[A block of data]
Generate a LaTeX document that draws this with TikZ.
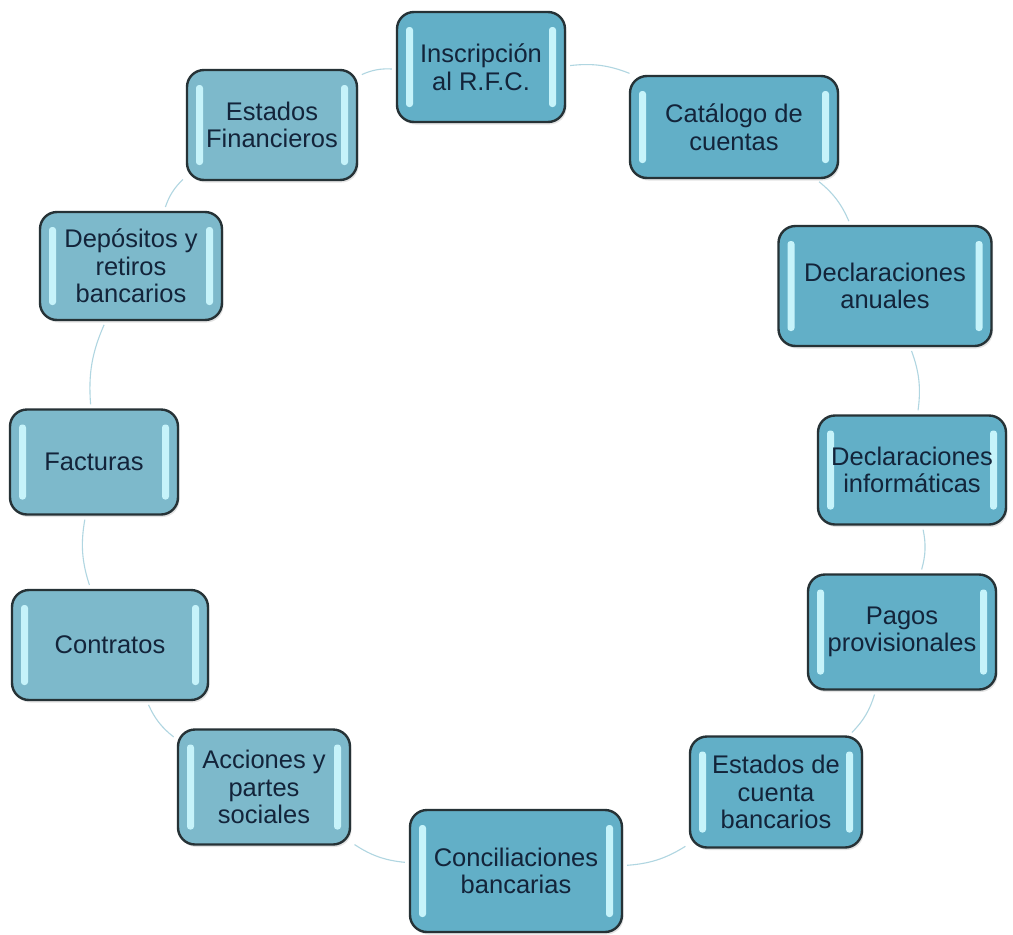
\documentclass[tikz,border=0pt]{standalone}
\usepackage{fontspec}
\setmainfont{Liberation Sans}
\usetikzlibrary{shadows}
\definecolor{boxfill}{HTML}{62AFC7}
\definecolor{boxfillpale}{HTML}{7DB9CB}
\definecolor{boxline}{HTML}{263236}
\definecolor{boxtext}{HTML}{13243A}
\definecolor{glint}{HTML}{C6F3FA}
\definecolor{linkline}{HTML}{B0D6E1}
\tikzset{
  stage/.style={
    draw=boxline, line width=2.4pt, rounded corners=17pt,
    fill=boxfill, text=boxtext, align=center,
    font=\fontsize{25.5}{27.5}\selectfont, inner sep=0pt,
    drop shadow={opacity=0.22, shadow xshift=1.5pt, shadow yshift=-2.5pt},
    path picture={
      \fill[glint, rounded corners=3pt]
        ([xshift=9pt,yshift=-15pt]path picture bounding box.north west)
        rectangle ([xshift=16pt,yshift=15pt]path picture bounding box.south west);
      \fill[glint, rounded corners=3pt]
        ([xshift=-9pt,yshift=-15pt]path picture bounding box.north east)
        rectangle ([xshift=-16pt,yshift=15pt]path picture bounding box.south east);
    }},
  pale/.style={fill=boxfillpale},
  link/.style={draw=linkline, line width=1.1pt, bend left=14, shorten <=4pt, shorten >=4pt}
}
\begin{document}
\begin{tikzpicture}[x=1pt,y=-1pt]
  \useasboundingbox[fill=white] (0,0) rectangle (1013,935);

  % stages of the cycle, clockwise from the top
  \node[stage, minimum width=168pt, minimum height=110pt] (rfc) at (481,67) {Inscripción\\al R.F.C.};
  \node[stage, minimum width=208pt, minimum height=102pt] (cat) at (734,127) {Catálogo de\\cuentas};
  \node[stage, minimum width=213pt, minimum height=120pt] (anu) at (885,286) {Declaraciones\\anuales};
  \node[stage, minimum width=188pt, minimum height=109pt] (inf) at (912,470) {Declaraciones\\informáticas};
  \node[stage, minimum width=188pt, minimum height=115pt] (pag) at (902,632) {Pagos\\provisionales};
  \node[stage, minimum width=172pt, minimum height=111pt] (edo) at (776,792) {Estados de\\cuenta\\bancarios};
  \node[stage, minimum width=212pt, minimum height=122pt] (con) at (516,871) {Conciliaciones\\bancarias};
  \node[stage, pale, minimum width=172pt, minimum height=115pt] (acc) at (264,787) {Acciones y\\partes\\sociales};
  \node[stage, pale, minimum width=196pt, minimum height=110pt] (ctr) at (110,645) {Contratos};
  \node[stage, pale, minimum width=168pt, minimum height=105pt] (fac) at (94,462) {Facturas};
  \node[stage, pale, minimum width=182pt, minimum height=108pt] (dep) at (131,266) {Depósitos y\\retiros\\bancarios};
  \node[stage, pale, minimum width=170pt, minimum height=110pt] (fin) at (272,125) {Estados\\Financieros};

  % arcs joining neighbouring stages
  \draw[link] (rfc) to (cat);
  \draw[link] (cat) to (anu);
  \draw[link] (anu) to (inf);
  \draw[link] (inf) to (pag);
  \draw[link] (pag) to (edo);
  \draw[link] (edo) to (con);
  \draw[link] (con) to (acc);
  \draw[link] (acc) to (ctr);
  \draw[link] (ctr) to (fac);
  \draw[link] (fac) to (dep);
  \draw[link] (dep) to (fin);
  \draw[link] (fin) to (rfc);
\end{tikzpicture}
\end{document}
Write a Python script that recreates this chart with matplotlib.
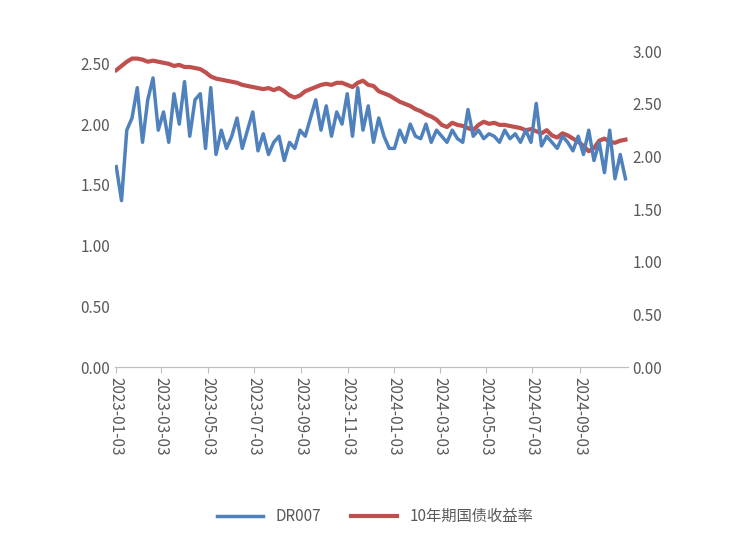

# [WHAT TO DO]
Without including any picture, repeat the data exactly.

# [WRITTEN ANSWER]
Generate a LaTeX document that draws this with TikZ.
\documentclass[tikz,border=0pt]{standalone}
\usepackage{fontspec}
\setmainfont{Liberation Sans}
\usetikzlibrary{shadows}
\definecolor{boxfill}{HTML}{62AFC7}
\definecolor{boxfillpale}{HTML}{7DB9CB}
\definecolor{boxline}{HTML}{263236}
\definecolor{boxtext}{HTML}{13243A}
\definecolor{glint}{HTML}{C6F3FA}
\definecolor{linkline}{HTML}{B0D6E1}
\tikzset{
  stage/.style={
    draw=boxline, line width=2.4pt, rounded corners=17pt,
    fill=boxfill, text=boxtext, align=center,
    font=\fontsize{25.5}{27.5}\selectfont, inner sep=0pt,
    drop shadow={opacity=0.22, shadow xshift=1.5pt, shadow yshift=-2.5pt},
    path picture={
      \fill[glint, rounded corners=3pt]
        ([xshift=9pt,yshift=-15pt]path picture bounding box.north west)
        rectangle ([xshift=16pt,yshift=15pt]path picture bounding box.south west);
      \fill[glint, rounded corners=3pt]
        ([xshift=-9pt,yshift=-15pt]path picture bounding box.north east)
        rectangle ([xshift=-16pt,yshift=15pt]path picture bounding box.south east);
    }},
  pale/.style={fill=boxfillpale},
  link/.style={draw=linkline, line width=1.1pt, bend left=14, shorten <=4pt, shorten >=4pt}
}
\begin{document}
\begin{tikzpicture}[x=1pt,y=-1pt]
  \useasboundingbox[fill=white] (0,0) rectangle (1013,935);

  % stages of the cycle, clockwise from the top
  \node[stage, minimum width=168pt, minimum height=110pt] (rfc) at (481,67) {Inscripción\\al R.F.C.};
  \node[stage, minimum width=208pt, minimum height=102pt] (cat) at (734,127) {Catálogo de\\cuentas};
  \node[stage, minimum width=213pt, minimum height=120pt] (anu) at (885,286) {Declaraciones\\anuales};
  \node[stage, minimum width=188pt, minimum height=109pt] (inf) at (912,470) {Declaraciones\\informáticas};
  \node[stage, minimum width=188pt, minimum height=115pt] (pag) at (902,632) {Pagos\\provisionales};
  \node[stage, minimum width=172pt, minimum height=111pt] (edo) at (776,792) {Estados de\\cuenta\\bancarios};
  \node[stage, minimum width=212pt, minimum height=122pt] (con) at (516,871) {Conciliaciones\\bancarias};
  \node[stage, pale, minimum width=172pt, minimum height=115pt] (acc) at (264,787) {Acciones y\\partes\\sociales};
  \node[stage, pale, minimum width=196pt, minimum height=110pt] (ctr) at (110,645) {Contratos};
  \node[stage, pale, minimum width=168pt, minimum height=105pt] (fac) at (94,462) {Facturas};
  \node[stage, pale, minimum width=182pt, minimum height=108pt] (dep) at (131,266) {Depósitos y\\retiros\\bancarios};
  \node[stage, pale, minimum width=170pt, minimum height=110pt] (fin) at (272,125) {Estados\\Financieros};

  % arcs joining neighbouring stages
  \draw[link] (rfc) to (cat);
  \draw[link] (cat) to (anu);
  \draw[link] (anu) to (inf);
  \draw[link] (inf) to (pag);
  \draw[link] (pag) to (edo);
  \draw[link] (edo) to (con);
  \draw[link] (con) to (acc);
  \draw[link] (acc) to (ctr);
  \draw[link] (ctr) to (fac);
  \draw[link] (fac) to (dep);
  \draw[link] (dep) to (fin);
  \draw[link] (fin) to (rfc);
\end{tikzpicture}
\end{document}
Write a Python script that recreates this chart with matplotlib.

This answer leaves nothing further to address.